[BEGIN Task data]
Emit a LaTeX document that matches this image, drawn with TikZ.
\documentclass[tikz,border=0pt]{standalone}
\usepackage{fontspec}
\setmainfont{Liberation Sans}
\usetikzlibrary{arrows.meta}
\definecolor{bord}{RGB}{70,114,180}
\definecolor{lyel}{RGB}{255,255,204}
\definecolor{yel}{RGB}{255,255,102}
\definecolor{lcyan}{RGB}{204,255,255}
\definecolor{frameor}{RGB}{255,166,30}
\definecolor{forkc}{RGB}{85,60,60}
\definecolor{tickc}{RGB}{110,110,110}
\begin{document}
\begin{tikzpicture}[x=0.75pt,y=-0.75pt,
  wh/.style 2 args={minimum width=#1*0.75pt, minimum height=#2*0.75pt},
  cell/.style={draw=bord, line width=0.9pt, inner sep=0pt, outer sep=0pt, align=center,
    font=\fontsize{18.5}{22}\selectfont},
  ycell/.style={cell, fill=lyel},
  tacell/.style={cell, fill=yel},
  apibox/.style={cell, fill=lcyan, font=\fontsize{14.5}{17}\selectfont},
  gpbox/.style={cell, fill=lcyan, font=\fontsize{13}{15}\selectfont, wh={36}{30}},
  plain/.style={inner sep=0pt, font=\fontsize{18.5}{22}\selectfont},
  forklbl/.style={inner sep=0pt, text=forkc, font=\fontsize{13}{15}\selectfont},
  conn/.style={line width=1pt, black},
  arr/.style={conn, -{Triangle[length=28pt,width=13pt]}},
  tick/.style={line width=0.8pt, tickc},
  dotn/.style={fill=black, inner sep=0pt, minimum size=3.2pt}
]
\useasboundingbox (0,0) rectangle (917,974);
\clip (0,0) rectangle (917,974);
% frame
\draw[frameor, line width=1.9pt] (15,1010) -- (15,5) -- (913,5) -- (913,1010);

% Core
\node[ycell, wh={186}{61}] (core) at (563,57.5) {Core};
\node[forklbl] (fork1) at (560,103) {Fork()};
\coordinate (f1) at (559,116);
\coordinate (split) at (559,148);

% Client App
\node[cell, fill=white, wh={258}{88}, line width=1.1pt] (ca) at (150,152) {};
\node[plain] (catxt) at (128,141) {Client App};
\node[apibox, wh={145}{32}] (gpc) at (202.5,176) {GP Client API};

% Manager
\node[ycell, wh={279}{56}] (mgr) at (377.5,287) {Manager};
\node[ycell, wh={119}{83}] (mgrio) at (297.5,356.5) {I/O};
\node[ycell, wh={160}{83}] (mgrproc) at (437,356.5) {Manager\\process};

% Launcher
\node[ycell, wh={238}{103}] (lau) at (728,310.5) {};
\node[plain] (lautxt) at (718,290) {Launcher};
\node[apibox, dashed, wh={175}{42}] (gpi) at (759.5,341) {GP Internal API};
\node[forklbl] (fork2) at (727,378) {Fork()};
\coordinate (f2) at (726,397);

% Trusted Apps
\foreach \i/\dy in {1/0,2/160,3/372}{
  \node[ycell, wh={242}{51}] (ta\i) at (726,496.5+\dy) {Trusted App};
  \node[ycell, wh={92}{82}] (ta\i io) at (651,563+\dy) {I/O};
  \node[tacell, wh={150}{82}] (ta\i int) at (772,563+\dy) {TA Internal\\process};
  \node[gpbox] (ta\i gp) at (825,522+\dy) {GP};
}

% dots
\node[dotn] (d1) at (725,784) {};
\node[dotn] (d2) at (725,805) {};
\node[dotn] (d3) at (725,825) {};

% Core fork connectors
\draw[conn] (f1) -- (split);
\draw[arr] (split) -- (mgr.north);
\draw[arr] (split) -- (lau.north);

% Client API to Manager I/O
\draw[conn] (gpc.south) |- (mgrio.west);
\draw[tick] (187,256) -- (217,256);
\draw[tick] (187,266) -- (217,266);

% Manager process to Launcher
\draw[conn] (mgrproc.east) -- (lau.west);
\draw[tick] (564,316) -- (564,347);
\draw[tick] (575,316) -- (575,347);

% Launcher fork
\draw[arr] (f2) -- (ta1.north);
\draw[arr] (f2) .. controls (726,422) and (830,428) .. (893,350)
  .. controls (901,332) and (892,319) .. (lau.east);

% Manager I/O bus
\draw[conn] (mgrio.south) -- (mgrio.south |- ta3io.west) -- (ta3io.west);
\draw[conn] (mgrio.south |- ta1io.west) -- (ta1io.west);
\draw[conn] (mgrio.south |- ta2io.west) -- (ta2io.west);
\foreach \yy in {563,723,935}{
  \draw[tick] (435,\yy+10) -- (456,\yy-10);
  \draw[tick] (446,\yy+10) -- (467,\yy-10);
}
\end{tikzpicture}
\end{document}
[END Task data]
[BEGIN Task data]
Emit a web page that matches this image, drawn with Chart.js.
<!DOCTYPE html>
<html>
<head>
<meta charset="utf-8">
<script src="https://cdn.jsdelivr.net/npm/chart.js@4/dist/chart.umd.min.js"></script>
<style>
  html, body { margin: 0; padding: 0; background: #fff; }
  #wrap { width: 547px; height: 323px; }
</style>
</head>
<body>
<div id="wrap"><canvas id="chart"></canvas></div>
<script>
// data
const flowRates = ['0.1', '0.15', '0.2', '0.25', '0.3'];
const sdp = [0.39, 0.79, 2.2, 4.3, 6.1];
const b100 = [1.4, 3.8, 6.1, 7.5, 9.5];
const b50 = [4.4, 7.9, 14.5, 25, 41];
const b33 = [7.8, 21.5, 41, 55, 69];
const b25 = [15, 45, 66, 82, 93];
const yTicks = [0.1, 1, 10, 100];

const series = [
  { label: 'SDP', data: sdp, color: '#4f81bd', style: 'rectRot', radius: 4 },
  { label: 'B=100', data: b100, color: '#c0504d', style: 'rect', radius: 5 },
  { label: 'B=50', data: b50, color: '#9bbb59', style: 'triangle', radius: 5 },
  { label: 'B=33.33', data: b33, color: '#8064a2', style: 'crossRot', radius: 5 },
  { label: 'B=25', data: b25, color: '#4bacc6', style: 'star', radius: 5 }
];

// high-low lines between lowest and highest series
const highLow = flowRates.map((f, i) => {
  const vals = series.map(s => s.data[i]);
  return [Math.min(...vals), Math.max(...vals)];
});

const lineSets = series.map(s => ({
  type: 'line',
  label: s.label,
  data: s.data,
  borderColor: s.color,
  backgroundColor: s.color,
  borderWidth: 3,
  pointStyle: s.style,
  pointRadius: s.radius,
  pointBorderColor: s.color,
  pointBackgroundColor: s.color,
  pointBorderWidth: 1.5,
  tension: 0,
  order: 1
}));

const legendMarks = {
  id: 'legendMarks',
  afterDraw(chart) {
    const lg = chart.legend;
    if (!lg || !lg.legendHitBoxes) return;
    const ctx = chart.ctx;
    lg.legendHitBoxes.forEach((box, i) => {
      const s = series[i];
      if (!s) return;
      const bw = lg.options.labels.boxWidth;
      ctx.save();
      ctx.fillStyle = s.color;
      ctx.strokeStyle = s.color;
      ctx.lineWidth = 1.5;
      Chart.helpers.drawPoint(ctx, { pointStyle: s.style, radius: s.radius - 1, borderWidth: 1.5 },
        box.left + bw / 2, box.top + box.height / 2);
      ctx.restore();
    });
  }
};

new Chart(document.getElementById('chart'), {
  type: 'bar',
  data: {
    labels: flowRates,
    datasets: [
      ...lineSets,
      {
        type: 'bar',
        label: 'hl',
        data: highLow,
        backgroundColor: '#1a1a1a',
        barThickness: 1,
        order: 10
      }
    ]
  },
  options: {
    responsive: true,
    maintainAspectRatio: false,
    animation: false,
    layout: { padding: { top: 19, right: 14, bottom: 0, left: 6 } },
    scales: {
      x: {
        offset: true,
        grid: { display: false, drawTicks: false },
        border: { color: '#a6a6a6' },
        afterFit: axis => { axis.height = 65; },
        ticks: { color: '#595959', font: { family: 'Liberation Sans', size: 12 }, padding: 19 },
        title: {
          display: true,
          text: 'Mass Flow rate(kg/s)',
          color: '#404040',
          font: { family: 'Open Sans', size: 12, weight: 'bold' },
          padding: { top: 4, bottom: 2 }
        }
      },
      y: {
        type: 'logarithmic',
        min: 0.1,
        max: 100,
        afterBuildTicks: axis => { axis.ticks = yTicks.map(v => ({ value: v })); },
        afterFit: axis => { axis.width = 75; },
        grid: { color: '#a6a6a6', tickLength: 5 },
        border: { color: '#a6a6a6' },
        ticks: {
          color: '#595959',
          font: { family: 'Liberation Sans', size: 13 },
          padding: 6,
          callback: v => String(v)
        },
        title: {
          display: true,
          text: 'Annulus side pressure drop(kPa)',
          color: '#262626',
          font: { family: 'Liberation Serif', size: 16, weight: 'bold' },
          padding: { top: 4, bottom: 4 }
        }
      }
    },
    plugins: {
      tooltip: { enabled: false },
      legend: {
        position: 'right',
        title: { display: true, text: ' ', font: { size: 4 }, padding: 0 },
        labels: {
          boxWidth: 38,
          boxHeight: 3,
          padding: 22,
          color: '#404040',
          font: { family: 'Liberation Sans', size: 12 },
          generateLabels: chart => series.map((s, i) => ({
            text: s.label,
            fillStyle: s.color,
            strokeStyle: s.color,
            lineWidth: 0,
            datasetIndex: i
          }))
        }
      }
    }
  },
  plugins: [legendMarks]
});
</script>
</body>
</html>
[END Task data]
[BEGIN Task data]
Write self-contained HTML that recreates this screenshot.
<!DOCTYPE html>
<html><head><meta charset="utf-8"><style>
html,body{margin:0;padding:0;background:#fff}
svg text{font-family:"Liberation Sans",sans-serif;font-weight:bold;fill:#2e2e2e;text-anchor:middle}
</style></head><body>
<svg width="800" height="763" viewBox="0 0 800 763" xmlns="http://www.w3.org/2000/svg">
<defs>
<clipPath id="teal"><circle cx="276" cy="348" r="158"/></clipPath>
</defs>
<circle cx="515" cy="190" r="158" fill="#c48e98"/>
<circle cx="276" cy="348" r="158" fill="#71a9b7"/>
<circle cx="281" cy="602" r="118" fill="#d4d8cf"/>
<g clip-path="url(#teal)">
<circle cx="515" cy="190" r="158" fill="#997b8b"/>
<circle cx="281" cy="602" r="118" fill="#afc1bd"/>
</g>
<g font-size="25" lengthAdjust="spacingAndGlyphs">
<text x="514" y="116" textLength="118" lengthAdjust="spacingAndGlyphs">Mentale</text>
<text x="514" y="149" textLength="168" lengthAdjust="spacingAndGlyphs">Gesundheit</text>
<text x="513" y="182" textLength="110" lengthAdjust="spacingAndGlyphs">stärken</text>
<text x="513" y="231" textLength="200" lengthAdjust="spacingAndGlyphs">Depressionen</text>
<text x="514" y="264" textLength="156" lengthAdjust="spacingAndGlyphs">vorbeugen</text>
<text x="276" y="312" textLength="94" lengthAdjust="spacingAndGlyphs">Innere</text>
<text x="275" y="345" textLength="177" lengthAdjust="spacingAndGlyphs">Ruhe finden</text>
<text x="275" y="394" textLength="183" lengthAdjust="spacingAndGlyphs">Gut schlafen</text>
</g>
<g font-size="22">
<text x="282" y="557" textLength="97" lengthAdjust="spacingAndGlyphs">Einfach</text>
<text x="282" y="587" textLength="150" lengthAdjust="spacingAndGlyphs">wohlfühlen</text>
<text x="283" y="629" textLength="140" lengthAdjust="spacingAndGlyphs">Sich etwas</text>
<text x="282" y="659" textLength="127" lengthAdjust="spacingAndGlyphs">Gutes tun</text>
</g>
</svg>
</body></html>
[END Task data]
• Task directions
Print, from the entries above, the line with "Write self-contained HTML", the line with "</body></html>" and all lines between them, exactly and with nothing else.

• Complete response
Write self-contained HTML that recreates this screenshot.
<!DOCTYPE html>
<html><head><meta charset="utf-8"><style>
html,body{margin:0;padding:0;background:#fff}
svg text{font-family:"Liberation Sans",sans-serif;font-weight:bold;fill:#2e2e2e;text-anchor:middle}
</style></head><body>
<svg width="800" height="763" viewBox="0 0 800 763" xmlns="http://www.w3.org/2000/svg">
<defs>
<clipPath id="teal"><circle cx="276" cy="348" r="158"/></clipPath>
</defs>
<circle cx="515" cy="190" r="158" fill="#c48e98"/>
<circle cx="276" cy="348" r="158" fill="#71a9b7"/>
<circle cx="281" cy="602" r="118" fill="#d4d8cf"/>
<g clip-path="url(#teal)">
<circle cx="515" cy="190" r="158" fill="#997b8b"/>
<circle cx="281" cy="602" r="118" fill="#afc1bd"/>
</g>
<g font-size="25" lengthAdjust="spacingAndGlyphs">
<text x="514" y="116" textLength="118" lengthAdjust="spacingAndGlyphs">Mentale</text>
<text x="514" y="149" textLength="168" lengthAdjust="spacingAndGlyphs">Gesundheit</text>
<text x="513" y="182" textLength="110" lengthAdjust="spacingAndGlyphs">stärken</text>
<text x="513" y="231" textLength="200" lengthAdjust="spacingAndGlyphs">Depressionen</text>
<text x="514" y="264" textLength="156" lengthAdjust="spacingAndGlyphs">vorbeugen</text>
<text x="276" y="312" textLength="94" lengthAdjust="spacingAndGlyphs">Innere</text>
<text x="275" y="345" textLength="177" lengthAdjust="spacingAndGlyphs">Ruhe finden</text>
<text x="275" y="394" textLength="183" lengthAdjust="spacingAndGlyphs">Gut schlafen</text>
</g>
<g font-size="22">
<text x="282" y="557" textLength="97" lengthAdjust="spacingAndGlyphs">Einfach</text>
<text x="282" y="587" textLength="150" lengthAdjust="spacingAndGlyphs">wohlfühlen</text>
<text x="283" y="629" textLength="140" lengthAdjust="spacingAndGlyphs">Sich etwas</text>
<text x="282" y="659" textLength="127" lengthAdjust="spacingAndGlyphs">Gutes tun</text>
</g>
</svg>
</body></html>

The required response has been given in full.